Today, more than 7,000 acres of otherwise marginal farmland are enrolled in the RSA program, providing 115 full-time jobs and making the program the third largest employer in Dorchester County. RSAs also add some $75 million annually to the local tax base.

Still, the system has an Achilles’ heel so far as the most ethical sportsmen are concerned. As one skeptic told me recently, “A duck should be wary and want to escape when it sees me. If it doesn’t behave that way, it’s not a fair-chase proposition.”

While a majority of RSA mallards meet the fair-chase standard, not all do. And it only takes one tame bird to ruin the esthetics of the hunt. That’s why the Mallard Release Program has established stringent rules governing the breeding and rearing of every mallard it releases. SCWA’s birds are so satisfyingly wary, some of the best callers I know have been amazed to find the ducks they worked through a dozen or more circlings of the decoys have borne SCWA bands when they were finally brought down.

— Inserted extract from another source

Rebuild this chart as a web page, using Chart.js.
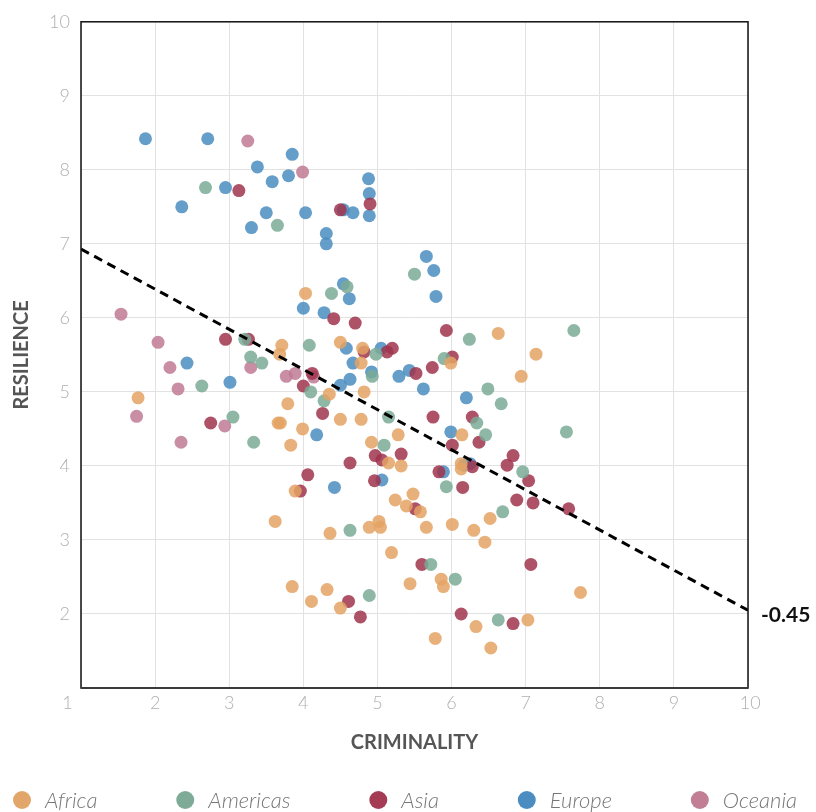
<!DOCTYPE html>
<html><head><meta charset="utf-8">
<script src="https://cdn.jsdelivr.net/npm/chart.js@4.4.1/dist/chart.umd.min.js"></script>
<style>html,body{margin:0;padding:0;background:#fff;}#wrap{width:816px;height:812px;position:relative;}</style>
</head><body><div id="wrap"><canvas id="c" width="816" height="812"></canvas></div>
<script>
const regions = ['Africa','Americas','Asia','Europe','Oceania'];
const pointColors = ['rgba(228,163,100,0.85)','rgba(122,170,150,0.85)','rgba(160,52,78,0.85)','rgba(74,141,192,0.85)','rgba(192,122,148,0.85)'];
const legendColors = ['#e2a56a','#7dab98','#a33c54','#4b8dc0','#c17e95'];

const africaX = [4.03,3.71,3.68,1.77,3.79,3.66,3.69,3.99,3.83,4.35,4.50,4.80,4.78,4.82,4.50,4.78,4.92,5.28,5.15,5.32,5.99,6.14,6.63,7.14,6.94,6.13,6.13,3.89,3.62,4.36,3.85,4.11,4.32,5.24,5.48,5.39,5.58,5.02,4.89,5.04,5.66,6.01,6.30,6.52,6.45,5.19,5.44,5.86,5.89,4.50,5.78,6.33,6.53,7.03,7.74];
const africaY = [6.33,5.63,5.51,4.92,4.84,4.58,4.58,4.50,4.28,4.97,5.67,5.59,5.39,5.00,4.63,4.63,4.32,4.42,4.04,4.00,5.39,4.42,5.79,5.51,5.21,4.03,3.96,3.66,3.25,3.09,2.37,2.17,2.33,3.54,3.62,3.46,3.38,3.25,3.17,3.17,3.17,3.21,3.13,3.29,2.97,2.83,2.41,2.47,2.37,2.08,1.67,1.83,1.54,1.92,2.29];

const americasX = [2.68,3.65,5.50,4.59,4.38,3.21,4.08,3.29,3.44,2.63,3.05,3.33,4.10,4.28,4.98,5.90,6.24,4.93,5.15,5.09,6.49,6.67,6.34,6.46,6.96,7.65,7.55,5.93,4.63,5.72,6.05,4.89,6.63,6.69];
const americasY = [7.76,7.25,6.59,6.42,6.33,5.71,5.63,5.47,5.39,5.08,4.66,4.32,5.00,4.88,5.51,5.45,5.71,5.21,4.66,4.28,5.04,4.84,4.58,4.42,3.92,5.83,4.46,3.72,3.13,2.67,2.47,2.25,1.92,3.38];

const asiaX = [3.13,4.50,4.90,2.95,3.26,4.12,4.00,4.26,2.75,4.06,3.96,4.41,4.70,5.93,4.82,5.13,5.20,5.52,5.74,6.01,5.75,6.28,6.01,6.37,4.97,5.06,5.32,4.63,5.83,6.28,6.75,6.83,7.04,4.96,6.15,6.88,7.10,7.58,5.51,5.60,7.07,4.61,4.77,6.13,6.83];
const asiaY = [7.72,7.46,7.54,5.71,5.71,5.25,5.08,4.71,4.58,3.88,3.66,5.99,5.93,5.83,5.54,5.54,5.59,5.25,5.33,5.47,4.66,4.66,4.28,4.32,4.14,4.08,4.16,4.04,3.92,3.99,4.01,4.14,3.80,3.80,3.71,3.54,3.50,3.42,3.42,2.67,2.67,2.17,1.96,2.00,1.87];

const europeX = [1.87,2.71,3.38,3.85,2.95,2.36,3.58,3.80,3.50,3.30,4.03,4.31,4.31,4.88,4.89,4.89,4.54,4.67,5.66,5.76,5.79,4.54,4.62,4.00,4.28,2.43,3.01,4.58,5.05,4.67,4.92,4.63,4.50,5.29,5.43,5.62,6.20,5.99,6.17,6.25,5.89,5.06,4.18,4.42];
const europeY = [8.42,8.42,8.04,8.21,7.76,7.50,7.84,7.92,7.42,7.22,7.42,7.14,7.00,7.88,7.68,7.38,7.46,7.42,6.83,6.64,6.29,6.46,6.26,6.13,6.07,5.39,5.13,5.59,5.59,5.39,5.27,5.17,5.09,5.21,5.29,5.04,4.92,4.46,4.01,4.03,3.92,3.81,4.42,3.71];

const oceaniaX = [3.25,3.99,1.54,2.04,2.20,2.31,1.75,2.35,2.94,3.29,3.77,3.89,4.14];
const oceaniaY = [8.39,7.97,6.05,5.67,5.33,5.04,4.67,4.32,4.54,5.33,5.21,5.25,5.20];

const trendX = [1, 10];
const trendY = [6.93, 2.05];
const corrLabel = '-0.45';

const xTicks = [1,2,3,4,5,6,7,8,9,10];
const yTicks = [1,2,3,4,5,6,7,8,9,10];
const xTitle = 'CRIMINALITY';
const yTitle = 'RESILIENCE';

const seriesX = [africaX, americasX, asiaX, europeX, oceaniaX];
const seriesY = [africaY, americasY, asiaY, europeY, oceaniaY];

const zip = (xs, ys) => xs.map((x, i) => ({x, y: ys[i]}));

const datasets = regions.map((r, i) => ({
  label: r,
  type: 'scatter',
  data: zip(seriesX[i], seriesY[i]),
  backgroundColor: pointColors[i],
  borderWidth: 0,
  pointRadius: 6.5,
  pointHoverRadius: 6.5,
  order: 2
}));
datasets.push({
  label: 'trend',
  type: 'line',
  data: zip(trendX, trendY),
  borderColor: '#000',
  borderWidth: 3,
  borderDash: [9, 6],
  pointRadius: 0,
  fill: false,
  order: 1
});

const framePlugin = {
  id: 'frame',
  afterDraw(chart) {
    const {ctx, chartArea: a} = chart;
    ctx.save();
    ctx.strokeStyle = '#111';
    ctx.lineWidth = 1.5;
    ctx.strokeRect(a.left, a.top, a.right - a.left, a.bottom - a.top);
    ctx.strokeStyle = '#3a3a3a';
    ctx.lineWidth = 2;
    ctx.beginPath(); ctx.moveTo(a.left, a.bottom); ctx.lineTo(a.right, a.bottom); ctx.stroke();
    const ys = chart.scales.y;
    ctx.fillStyle = '#111';
    ctx.font = 'bold 21px Lato';
    ctx.textAlign = 'left';
    ctx.textBaseline = 'middle';
    ctx.fillText(corrLabel, a.right + 13, ys.getPixelForValue(trendY[1]) + 5);
    ctx.font = 'italic 300 22px Lato';
    const widths = regions.map(r => ctx.measureText(r).width);
    const r = 9, gapText = 23, L = 13, R = 797;
    const total = widths.reduce((s, w) => s + r + gapText + w, 0);
    const gap = (R - L - total) / (regions.length - 1);
    let x = L;
    const cy = 800;
    regions.forEach((name, i) => {
      ctx.fillStyle = legendColors[i];
      ctx.beginPath(); ctx.arc(x + r, cy, r, 0, Math.PI * 2); ctx.fill();
      ctx.fillStyle = '#777';
      ctx.fillText(name, x + r + gapText, cy + 1);
      x += r + gapText + widths[i] + gap;
    });
    ctx.restore();
  }
};

const tickFont = {family: 'Lato', size: 18, weight: '300'};
const titleFont = {family: 'Lato', size: 20, weight: 'bold'};

new Chart(document.getElementById('c'), {
  data: {datasets},
  options: {
    responsive: false,
    animation: false,
    devicePixelRatio: 1,
    events: [],
    layout: {padding: {top: 19, right: 68, bottom: 44, left: 0}},
    plugins: {legend: {display: false}, tooltip: {enabled: false}},
    scales: {
      x: {
        type: 'linear', min: 1, max: 10,
        afterBuildTicks: s => { s.ticks = xTicks.map(v => ({value: v})); },
        afterFit: s => { s.height = 80; },
        grid: {color: '#e2e2e2', lineWidth: 1, drawTicks: false},
        border: {display: false},
        ticks: {
          font: tickFont, color: '#b0b0b0', padding: 4, maxRotation: 0, autoSkip: false,
          callback: v => v === 1 ? '1\u2003\u2003' : (v === 10 ? '\u2009\u200910' : String(v))
        },
        title: {display: true, text: xTitle, font: titleFont, color: '#555', padding: {top: 0, bottom: 13}}
      },
      y: {
        type: 'linear', min: 1, max: 10,
        afterBuildTicks: s => { s.ticks = yTicks.map(v => ({value: v})); },
        afterFit: s => { s.width = 81; },
        grid: {color: '#e2e2e2', lineWidth: 1, drawTicks: false},
        border: {display: false},
        ticks: {font: tickFont, color: '#b0b0b0', padding: 11, callback: v => v === 1 ? '' : String(v)},
        title: {display: true, text: yTitle, font: titleFont, color: '#555', padding: {top: 10, bottom: 0}}
      }
    }
  },
  plugins: [framePlugin]
});
</script>
</body></html>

Considering the disappointing seasons that most Atlantic Flyway duck hunters have known in recent years, despite optimum weather and breeding conditions in the north, avid sportsmen have only two choices: We can either travel outside the flyway for more birds, or we can support a high-quality mallard-release program like the one run by the Mallard Release Program. Since I believe in the once and future greatness of this flyway, I’ve elected to stay and help SCWA and MRP fight the good fight.